1. She doesn’t like your cooking
Wait o, don’t start thinking, “But I don’t know how to cook.” Even if you cook the weirdest food combinations, she’s supposed to eat it with all her ten fingers and not complain. She’s supposed to ask for more sef. Anytime your mother-in-law eats your food and doesn’t ask for more, just know she has ventured into witchcraft.
2. She keeps bothering you for grandchildren
Ask yourself, why is this woman so eager for me to have children? Does she want to use them for jazz? Does she want to eat them? Does she want to skin them and use their skin to make a fabulous coat? If your mother-in-law is a violent womb-watcher, she’s a witch.
3. She likes plaiting didi or all back with her natual hair
That’s their hairstyle. If she wears a wig, the association will deny her. Do you want to test this? Force her to make literally any other hairstyle or sleep in her wig. She will start crying and confessing.
4. She sleeps with one leg up
Everyone knows it’s only witches that sleep with their legs up on the wall, and that’s because they’re attending coven meetings. What you need to do is set up a secret camera in your mother-in-law’s room and watch her every night when she’s sleeping. Once she raises her legs like this, pour holy water on her and compel her with the power of Christ.

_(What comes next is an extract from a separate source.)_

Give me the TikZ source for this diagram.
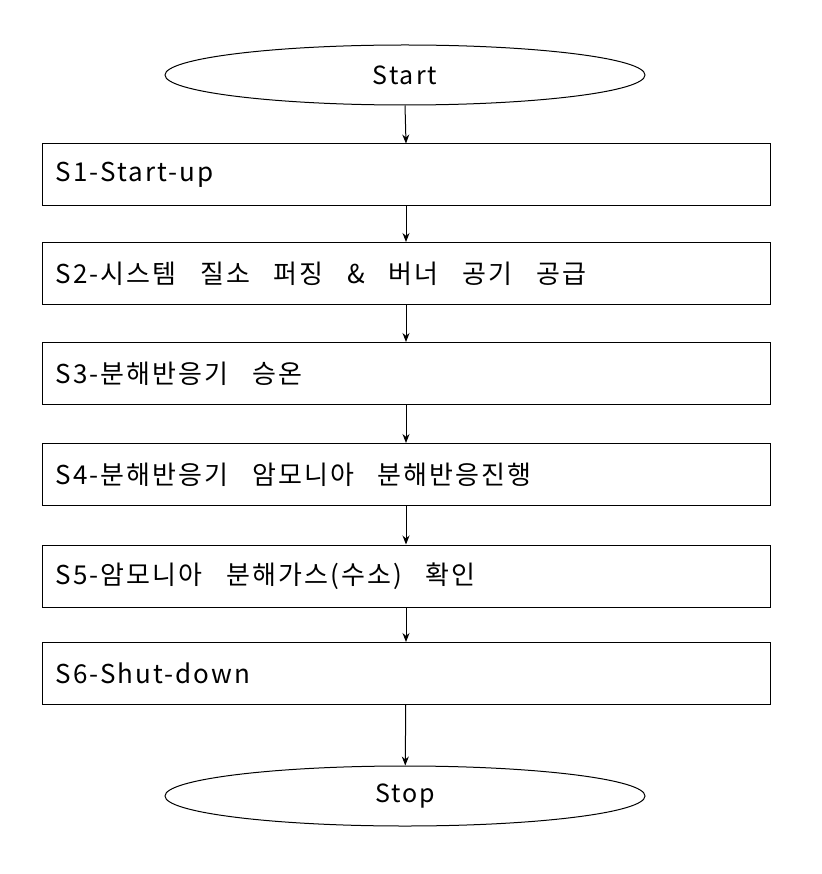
\documentclass[tikz,border=0pt]{standalone}
\usepackage{fontspec}
\setmainfont{Noto Sans CJK KR}[LetterSpace=8,WordSpace=3]
\usetikzlibrary{shapes.geometric,arrows.meta}
\begin{document}
\begin{tikzpicture}[x=1pt,y=-1pt,
  stepbox/.style={draw,line width=1pt,minimum width=728pt,minimum height=62pt,inner sep=0pt},
  term/.style={draw,ellipse,line width=1pt,minimum width=480pt,minimum height=60pt,font=\fontsize{25}{29}\selectfont},
  lbl/.style={anchor=west,font=\fontsize{26}{30}\selectfont},
  arr/.style={-{Stealth[length=9pt,width=7pt]},line width=1pt}]
\useasboundingbox (0,0) rectangle (821,874);
\node[term] (start) at (405,75) {Start};
\node[stepbox] (s1) at (406,175) {};
\node[stepbox] (s2) at (406,273.5) {};
\node[stepbox] (s3) at (406,373.5) {};
\node[stepbox] (s4) at (406,474.5) {};
\node[stepbox] (s5) at (406,576) {};
\node[stepbox] (s6) at (406,673.5) {};
\node[term] (stop) at (405,796) {Stop};
\node[lbl] at (52,175) {S1-Start-up};
\node[lbl] at (52,273.5) {S2-시스템 질소 퍼징 \& 버너 공기 공급};
\node[lbl] at (52,373.5) {S3-분해반응기 승온};
\node[lbl] at (52,474.5) {S4-분해반응기 암모니아 분해반응진행};
\node[lbl] at (52,576) {S5-암모니아 분해가스(수소) 확인};
\node[lbl] at (52,673.5) {S6-Shut-down};
\draw[arr] (start.south) -- (s1.north);
\draw[arr] (s1) -- (s2);
\draw[arr] (s2) -- (s3);
\draw[arr] (s3) -- (s4);
\draw[arr] (s4) -- (s5);
\draw[arr] (s5) -- (s6);
\draw[arr] (s6) -- (stop);
\end{tikzpicture}
\end{document}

5. She tries to venture into your marital home
She will say things like, “I want to visit”. VISIT? She wants to survey your house so she will know where to send her minions to hurt you and possess your children to be shouting, “PUFF PUFF!” Never let your mother-in-law know where you live. And NEVER invite her over for any reason.
6. She’s nice to you
Where have you ever heard that a mother-in-law is nice? Niceness from mothers-in-law is only a strategy to make you lower your guard so you don’t suspect that evil is afoot. If you and your mother-in-law are not always at each other’s throats, it means something is wrong.
7. She’s hostile to you
Imagine after allowing you to marry her child, she now begins to act hostile towards you. Why? That is a witch and she must be exorcised with boiled anointing oil and Anurpurna iodized salt.
8. She likes buying groundnuts inside bottles
If your mother-in-law ever buys bottled groundnuts, it’s so that when the groundnut finishes, she can use the empty bottles to trap your soul. If she ever invites you over and she already has an empty bottle- or any other empty container- in her house, it means she’s ready to trap your soul. You in danger, girl.
9. She wants to cook for you
Once you eat her food like this, piam, you have died. Don’t try it.
10. She tells you to call her mummy
Call her mummy and you’ve given her permission to initiate you into witchcraft. Don’t do it. Be on a first-name basis, and nothing more.